Partie III
Le développement durable, un défi sociétal

Le développement durable a perforé la sphère scolaire. Il figure moins de 20 ans après sa formalisation (1987), dans les programmes scolaires comme un savoir à enseigner. La nature et le statut des savoirs scolaires sont bien différents de ceux des savoirs scientifiques. Les premiers, conformément à la culture et à la forme scolaire, sont établis, exempts de controverses scientifiques. Ils sont également décontextualisés. C’est à ce prix que le développement durable est devenu un savoir à enseigner et un savoir enseigné. Dans le contexte scientifique, le statut du développement durable pose question et à plusieurs titres. C’est l’objet du premier chapitre de cette partie.

Le développement durable n’a pas le profil standard d’un savoir scientifique puisqu’il n’est pas affilié à une seule discipline. Il a émergé des impasses des deux sciences dont l’objet est l’Oïkos : l’économie et l’écologie. Ces disciplines ne sont parvenues à définir un paradigme qui leur permette de penser leur objet sans se heurter l’une à l’autre. L’économie ne parvient pas à penser la richesse et son accroissement sans prendre en compte le milieu. L’écologie ne peut pas non plus faire l’économie de l’homme et de son action sur le milieu. Le développement durable a ainsi émergé de l’impensé disciplinaire. C’est un hybride qui résulte des limites de la science moderne (MORIN E., 1990 ; LATOUR B., 1991).

Le développement durable appelle ainsi à un nouveau travail scientifique qui ne morcèle plus le savoir en discipline. Il invite à penser les objets de manière transdisciplinaire dans une approche complexe. Constitue t-il pour autant une révolution scientifique au sens kuhnien du terme (KUHN T., 1962) ? Rien n’est moins sûr. Nous verrons au travers de l’exemple de la géographie que le développement durable est récupéré par les disciplines sans parvenir à les transcender. Il reste à l’état d’un savoir pratique et contextualisé sans parvenir à trouver une cohérence théorique globale. Sans avoir atteint un certain degré d’abstraction, le développement durable reste une multiplication d’exemples sur lesquels seuls des experts peuvent se prononcer C’est ce qui l’empêche d’accéder au statut de concept. Le développement durable a un statut scientifique incertain.

Le développement durable n’est pas qu’un objet scientifique, c’est aussi un objet politique. Nous l’avons déjà montré dans la première partie. Il est donc à l’interface entre le scientifique et le politique. A cette interface, surgissent des paradoxes qui traduisent les contradictions de la notion. En proposant une nouvelle forme de travail scientifique, le développement durable contient en germe une nouvelle forme de démocratie, la démocratie participative. Cependant, en restant dans un état de notion, il laisse la part belle aux experts, seuls capables de comprendre les détails techniques des réalisations entreprises dans une perspective de développement durable.

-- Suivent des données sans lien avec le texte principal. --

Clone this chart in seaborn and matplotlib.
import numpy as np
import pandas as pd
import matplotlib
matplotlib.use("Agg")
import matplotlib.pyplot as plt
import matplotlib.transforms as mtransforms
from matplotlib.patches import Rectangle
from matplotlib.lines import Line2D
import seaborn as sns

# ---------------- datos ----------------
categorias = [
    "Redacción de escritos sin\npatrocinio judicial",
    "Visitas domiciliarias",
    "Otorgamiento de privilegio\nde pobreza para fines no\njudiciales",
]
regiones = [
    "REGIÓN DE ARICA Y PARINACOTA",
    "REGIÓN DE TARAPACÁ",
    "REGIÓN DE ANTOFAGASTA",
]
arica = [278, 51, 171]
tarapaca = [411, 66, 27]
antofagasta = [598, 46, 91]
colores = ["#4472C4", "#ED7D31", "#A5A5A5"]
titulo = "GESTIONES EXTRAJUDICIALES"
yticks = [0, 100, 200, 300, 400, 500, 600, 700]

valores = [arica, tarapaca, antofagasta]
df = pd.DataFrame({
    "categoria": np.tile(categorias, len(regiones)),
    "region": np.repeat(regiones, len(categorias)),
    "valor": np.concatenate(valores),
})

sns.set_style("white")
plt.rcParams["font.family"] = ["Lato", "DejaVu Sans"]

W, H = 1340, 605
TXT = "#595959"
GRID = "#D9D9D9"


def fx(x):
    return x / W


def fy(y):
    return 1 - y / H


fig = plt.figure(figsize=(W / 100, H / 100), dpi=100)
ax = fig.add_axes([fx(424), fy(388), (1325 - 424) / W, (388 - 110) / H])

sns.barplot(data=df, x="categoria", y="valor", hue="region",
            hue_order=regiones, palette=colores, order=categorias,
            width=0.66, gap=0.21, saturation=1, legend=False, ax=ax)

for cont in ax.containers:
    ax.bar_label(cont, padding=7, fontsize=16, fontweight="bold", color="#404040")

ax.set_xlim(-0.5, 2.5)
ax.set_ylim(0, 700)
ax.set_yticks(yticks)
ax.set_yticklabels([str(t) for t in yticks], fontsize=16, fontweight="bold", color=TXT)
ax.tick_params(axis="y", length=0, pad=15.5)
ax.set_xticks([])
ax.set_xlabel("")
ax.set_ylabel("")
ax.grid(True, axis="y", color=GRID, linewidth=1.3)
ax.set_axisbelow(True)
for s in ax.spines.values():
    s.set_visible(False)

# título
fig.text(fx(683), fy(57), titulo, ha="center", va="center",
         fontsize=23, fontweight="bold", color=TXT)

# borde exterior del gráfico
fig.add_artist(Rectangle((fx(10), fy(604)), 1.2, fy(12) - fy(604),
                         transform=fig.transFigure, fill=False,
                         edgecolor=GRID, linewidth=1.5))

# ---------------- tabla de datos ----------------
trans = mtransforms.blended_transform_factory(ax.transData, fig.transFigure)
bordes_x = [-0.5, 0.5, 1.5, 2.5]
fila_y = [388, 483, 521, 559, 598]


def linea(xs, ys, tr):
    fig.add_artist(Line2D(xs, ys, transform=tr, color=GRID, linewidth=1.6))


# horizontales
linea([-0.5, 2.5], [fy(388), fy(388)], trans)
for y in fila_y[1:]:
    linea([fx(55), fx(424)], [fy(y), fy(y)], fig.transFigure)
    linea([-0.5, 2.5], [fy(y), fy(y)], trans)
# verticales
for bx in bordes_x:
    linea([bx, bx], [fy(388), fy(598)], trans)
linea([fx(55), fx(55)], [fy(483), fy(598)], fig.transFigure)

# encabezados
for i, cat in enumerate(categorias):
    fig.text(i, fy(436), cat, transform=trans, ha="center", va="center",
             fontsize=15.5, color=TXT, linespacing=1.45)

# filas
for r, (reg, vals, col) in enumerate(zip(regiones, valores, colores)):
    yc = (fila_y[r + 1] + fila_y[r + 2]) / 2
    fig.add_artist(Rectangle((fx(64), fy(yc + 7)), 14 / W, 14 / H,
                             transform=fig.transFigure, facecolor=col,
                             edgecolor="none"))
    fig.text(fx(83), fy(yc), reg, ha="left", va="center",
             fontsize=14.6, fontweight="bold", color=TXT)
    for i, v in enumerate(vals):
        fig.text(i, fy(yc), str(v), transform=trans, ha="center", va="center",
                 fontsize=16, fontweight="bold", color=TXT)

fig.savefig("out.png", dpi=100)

De la même manière, la contingence du développement durable occupe toute la place et nous empêche de nous poser les bonnes questions. Quelle société voulons-nous demain ? Qui va la construire ? Avec quels moyens ?

Là où le développement durable échoue, l’éducation au développement durable fait illusion mais se retrouve dans les mêmes impasses. C’est ce que nous montrerons le chapitre 7.